Maui resident Barry Brown complained to the county about neighborhood residents locking the gate to a public shoreline access at night in Napili.
Kauai resident Caren Diamond went to court to guard against landowners encroaching on public beach lands by planting vegetation on Kauai.
Across the state, residents are becoming increasingly active in preserving public access to shorelines, as urbanization increases and private landowners close off paths used by the public.
The issue is reaching such prominence that groups have organized a statewide "Beach Access Protest," with rallies scheduled for 10 a.m. tomorrow at Kahului Harbor on Maui and at several locations on Oahu, including the state Capitol at 9:30 a.m.
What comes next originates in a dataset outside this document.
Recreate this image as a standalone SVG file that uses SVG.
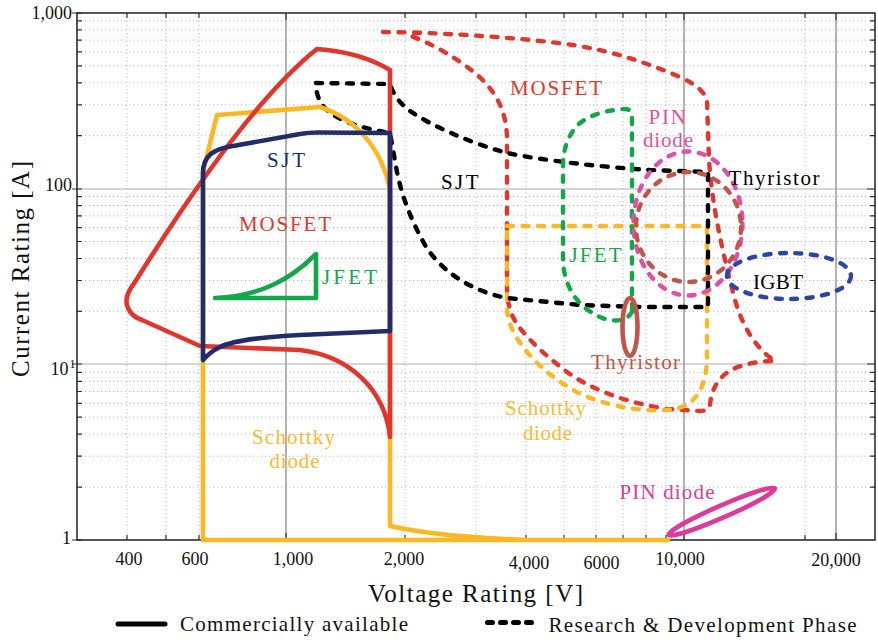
<svg xmlns="http://www.w3.org/2000/svg" width="878" height="640" viewBox="0 0 878 640" font-family="'Liberation Serif', 'DejaVu Serif', serif">
<style>
.minor{fill:none;stroke:#b4b4b4;stroke-width:1;stroke-dasharray:1 3}
.majv{fill:none;stroke:#9a9a9a;stroke-width:1.5}
.majh{fill:none;stroke:#c8c8c8;stroke-width:1.5}
.tick{fill:none;stroke:#333;stroke-width:1.2}
.sol{fill:none;stroke-width:4.6;stroke-linejoin:round;stroke-linecap:round}
.dsh{fill:none;stroke-width:4.4;stroke-linecap:round;stroke-linejoin:round;stroke-dasharray:6 9.5}
.lbl{font-size:21px}
.tk{font-size:18px;fill:#111}
.ax{font-size:25px;fill:#111}
.leg{font-size:21px;fill:#111}
</style>
<rect width="878" height="640" fill="#fff"/>
<g id="grid">
<path class="minor" d="M127,13V540M166,13V540M199,13V540M405,13V540M476,13V540M526,13V540M564,13V540M596,13V540M623,13V540M646,13V540M666,13V540M805,13V540"/>
<path class="minor" d="M77,487.1H875M77,456.2H875M77,434.2H875M77,417.2H875M77,403.3H875M77,391.5H875M77,381.3H875M77,372.3H875M77,311.4H875M77,280.5H875M77,258.5H875M77,241.5H875M77,227.6H875M77,215.8H875M77,205.6H875M77,196.6H875M77,135.7H875M77,104.8H875M77,82.8H875M77,65.8H875M77,51.9H875M77,40.1H875M77,29.9H875M77,20.9H875"/>
<path class="majh" d="M77,189H875M77,364H875"/>
<path class="majv" d="M286,13V540M684,13V540M836,13V540"/>
<path class="tick" d="M77,487.1h5M77,456.2h5M77,434.2h5M77,417.2h5M77,403.3h5M77,391.5h5M77,381.3h5M77,372.3h5M77,311.4h5M77,280.5h5M77,258.5h5M77,241.5h5M77,227.6h5M77,215.8h5M77,205.6h5M77,196.6h5M77,135.7h5M77,104.8h5M77,82.8h5M77,65.8h5M77,51.9h5M77,40.1h5M77,29.9h5M77,20.9h5M72,189h10M72,364h10M72,540h10M72,13h10
M875,487.1h-5M875,456.2h-5M875,434.2h-5M875,417.2h-5M875,403.3h-5M875,391.5h-5M875,381.3h-5M875,372.3h-5M875,311.4h-5M875,280.5h-5M875,258.5h-5M875,241.5h-5M875,227.6h-5M875,215.8h-5M875,205.6h-5M875,196.6h-5M875,135.7h-5M875,104.8h-5M875,82.8h-5M875,65.8h-5M875,51.9h-5M875,40.1h-5M875,29.9h-5M875,20.9h-5M875,189h-8M875,364h-8
M127,13v5M166,13v5M199,13v5M286,13v7M405,13v5M476,13v5M526,13v5M564,13v5M596,13v5M623,13v5M646,13v5M666,13v5M684,13v7M805,13v5M836,13v7
M127,540v-5M166,540v-5M199,540v-5M286,540v-7M405,540v-5M476,540v-5M526,540v-5M564,540v-5M596,540v-5M623,540v-5M646,540v-5M666,540v-5M684,540v-7M805,540v-5M836,540v-7"/>
<rect x="77" y="13" width="798" height="527" fill="none" stroke="#222" stroke-width="1.5"/>
</g>
<g id="axis-labels" font-family="'Liberation Serif', 'DejaVu Serif', serif">
<text class="tk" x="72" y="19" text-anchor="end">1,000</text>
<text class="tk" x="72" y="191" text-anchor="end">100</text>
<text class="tk" x="68.5" y="375" text-anchor="end">10</text>
<text x="69.5" y="368" font-size="12" fill="#111">1</text>
<text class="tk" x="71" y="544" text-anchor="end">1</text>
<text class="tk" x="129" y="565" text-anchor="middle">400</text>
<text class="tk" x="195" y="565" text-anchor="middle">600</text>
<text class="tk" x="293" y="565" text-anchor="middle">1,000</text>
<text class="tk" x="404" y="565" text-anchor="middle">2,000</text>
<text class="tk" x="529" y="569" text-anchor="middle">4,000</text>
<text class="tk" x="601.5" y="569" text-anchor="middle">6000</text>
<text class="tk" x="680" y="565" text-anchor="middle">10,000</text>
<text class="tk" x="836" y="566" text-anchor="middle">20,000</text>
<text class="ax" x="368" y="602" textLength="215">Voltage Rating [V]</text>
<text class="ax" transform="translate(29,377) rotate(-90)" x="0" y="0" textLength="216">Current Rating [A]</text>
</g>
<g id="connectors">
<path id="mosfet-rd" class="dsh" stroke="#E2352B" d="M383,32 L413,32.5 C480,35 530,39 573,45 C610,51 640,60 680,77 C695,84 703,90 707,100 L709,160 C712,205 722,250 735,300 C742,325 755,348 775,361 C760,361 740,364 728,372 C716,380 711,393 710,405 Q709,411 700,411 L667,409 C630,403 595,392 567,372 C545,355 522,335 513,317 Q507,303 507,290 L507,140 C507,110 495,90 475,73 C455,57 430,42 405,34"/>
<path id="schottky-rd" class="dsh" stroke="#FBB823" d="M507,226 L707,226 L707,360 C706,385 697,405 675,409 C650,413 615,408 585,396 C555,382 530,360 515,335 Q508,322 507,310 Z"/>
<path id="sjt-rd" class="dsh" stroke="#000" d="M316,83 L390,84 Q395,100 410,111 C430,125 470,143 507,153 C540,160 600,167 650,170 L708,172 L708,307 L640,307 L580,305 L507,298 C470,291 440,270 425,245 C412,222 402,197 397,172 L390,133 C365,129 340,122 327,110 C318,102 316,92 316,83 Z"/>
<path id="jfet-rd" class="dsh" stroke="#13A64A" d="M632,310 L632,117 Q632,109 625,109 C605,110 585,116 575,128 C566,140 563,152 563,168 L563,262 C565,290 580,310 605,319 Q625,324 632,312"/>
<ellipse id="pin-rd" class="dsh" stroke="#DD52A8" cx="688" cy="223.5" rx="54.5" ry="72"/>
<ellipse id="thy-rd" class="dsh" stroke="#C25449" cx="688.5" cy="227" rx="52.5" ry="55"/>
<ellipse id="igbt-rd" class="dsh" stroke="#2E45A8" cx="789" cy="276" rx="62" ry="23"/>
<path id="schottky-c" class="sol" stroke="#FBB823" d="M668,540 L203,540 L203,172 L217,115 L320,107 C355,118 382,148 390,190 L390,526 Q440,537 530,540"/>
<path id="mosfet-c" class="sol" stroke="#E2352B" d="M390,437 L390,70 Q360,52 317,49 Q245,106 135,282 C128,291 124,300 128,308 C131,315 136,318 142,320 L200,346 L300,350 C350,356 385,390 390,437 Z"/>
<path id="sjt-c" class="sol" stroke="#232C6B" d="M203,360 L203,173 C203,156 213,149 233,146 L300,134 Q308,132.5 318,132.5 L390,133 L390,331 L300,335 C260,337 232,341 220,347 Q210,352 203,360 Z"/>
<path id="jfet-c" class="sol" stroke="#13A64A" d="M215,298 L316,298 L316,254 C290,280 260,296 215,298 Z"/>
<ellipse id="thy-c" class="sol" stroke="#C25449" cx="630" cy="327" rx="7.5" ry="29"/>
<ellipse id="pin-c" class="sol" stroke="#DD3A9A" cx="721.7" cy="511.7" rx="58" ry="6" transform="rotate(-23.6 721.7 511.7)"/>
</g>
<g id="labels" font-family="'Liberation Serif', 'DejaVu Serif', serif">
<text class="lbl" x="267" y="166.5" fill="#232C6B" textLength="38">SJT</text>
<text class="lbl" x="239" y="231" fill="#E2352B" textLength="92">MOSFET</text>
<text class="lbl" x="322" y="283.5" fill="#13A64A" textLength="55">JFET</text>
<text class="lbl" x="252" y="444" fill="#F7BA32" textLength="83">Schottky</text>
<text class="lbl" x="269.5" y="468" fill="#F7BA32" textLength="50">diode</text>
<text class="lbl" x="510" y="95" fill="#E2352B" textLength="92">MOSFET</text>
<text class="lbl" x="441" y="188.5" fill="#000" textLength="37.5">SJT</text>
<text class="lbl" x="648.5" y="123.5" fill="#DD52A8" textLength="37.5">PIN</text>
<text class="lbl" x="643" y="147" fill="#DD52A8" textLength="50">diode</text>
<text class="lbl" x="728.5" y="185" fill="#000" textLength="91">Thyristor</text>
<text class="lbl" x="569.5" y="262" fill="#13A64A" textLength="52">JFET</text>
<text class="lbl" x="591" y="368.5" fill="#C25449" textLength="89">Thyristor</text>
<text class="lbl" x="753" y="288.5" fill="#000" textLength="50">IGBT</text>
<text class="lbl" x="505" y="415" fill="#F7BA32" textLength="81">Schottky</text>
<text class="lbl" x="523" y="439.5" fill="#F7BA32" textLength="49">diode</text>
<text class="lbl" x="619.5" y="498.5" fill="#DD3A9A" textLength="95">PIN diode</text>
</g>
<g id="legend" font-family="'Liberation Serif', 'DejaVu Serif', serif">
<path d="M118,624 L165,624" stroke="#000" stroke-width="5" stroke-linecap="round" fill="none"/>
<text class="leg" x="180" y="631" textLength="228">Commercially available</text>
<path d="M487.5,622.5 L532.5,622.5" stroke="#000" stroke-width="5" stroke-linecap="round" stroke-dasharray="5 8" fill="none"/>
<text class="leg" x="548.5" y="631.5" textLength="308">Research &amp; Development Phase</text>
</g>
</svg>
On Kauai a rally will start at noon at the Hideaway's parking lot fronting the Princeville Hotel.
Protest organizers note that the state Constitution preserves the right of the public to use traditional, customary paths to access the mountains and ocean, even across private property.
Public shoreline access also extends around each island, since the state claims all property from the ocean to the high-water mark of the coastline.
But organizers note that many paths have been closed for lack of enforcement and willingness to preserve public rights-of-way by the counties and the state.
While the City and County of Honolulu has a policy of establishing beach accesses every quarter-mile in urban areas and half-mile in other areas, county public pathways total 89, or roughly one for every 1.25 miles of coastline.
City Parks Director Les Chang said the policy is only a guideline, and added that public beaches are also access points.
The biggest challenge to adding more public access points would be acquisition of land, he said.
Werny, Oahu chairman for Surfrider, said oceangoers find inadequate parking at Ko Olina.
In response to concerns about parked cars blocking intersections and obstructing the view of drivers at Ko Olina, the state Department of Transportation began installing signs last week as a safety measure, said spokesman Scott Ishikawa.
But the project has been placed on hold because of complaints as the department searches for a better balance between parking and safety.
"We had good intentions," Ishikawa said.
Ling-Ing said that because of the lack of free parking spaces, she has paid $17 for parking while surfing. "That's ridiculous," she said.
In some places, recreational users have problems finding the beach access because of the poor location and the lack of maintenance of signs.
Maui resident Barry Brown said Maui beach accesses are poorly maintained.
Brown said that at a surf break known as "Little Makaha" in West Maui, foliage is often blocking the sign identifying the location of the beach access.
"They let the foliage grow in so you can't even see it," Brown said.
He said residents have also installed a gate to block the access at night.
Oahu resident Rich Figel said the lack of adequate signage for beach access is also a problem in the Windward area, including North Kalaheo Avenue.
Figel said one beach access sign installed to give the county access in emergencies is not visible from the beach because of overgrown foliage. "If you're on the beach, you wouldn't know it was here," Figel said.
Some Kauai residents also object to landowners who have installed irrigation lines and plant vegetation to extend their beachfront property.
Diamond said the plantings discourage people from using the beach and also are an attempt to reduce width of state lands.
Under Hawaii law the state owns submerged lands and all coastal lands up to the high wash of the waves, and landowners have been extending their plantings to try to prove that the high wash is up to their vegetation line, Diamond said.
"What was once 50 to 60 feet of sandy beach becomes the vegetative front yard for somebody," Diamond said.
Sam Lemmo, administrator of Office of Conservation and Coastal Lands, part of the Department of Land and Natural Resources, said encroachment is a big issue for the state because the vegetation interferes with people's ability to traverse the shoreline laterally.
"We're getting complaints all the time about the vegetation issue," Lemmo said. "We're trying to get a handle on how to address it because it is such a big issue across the state."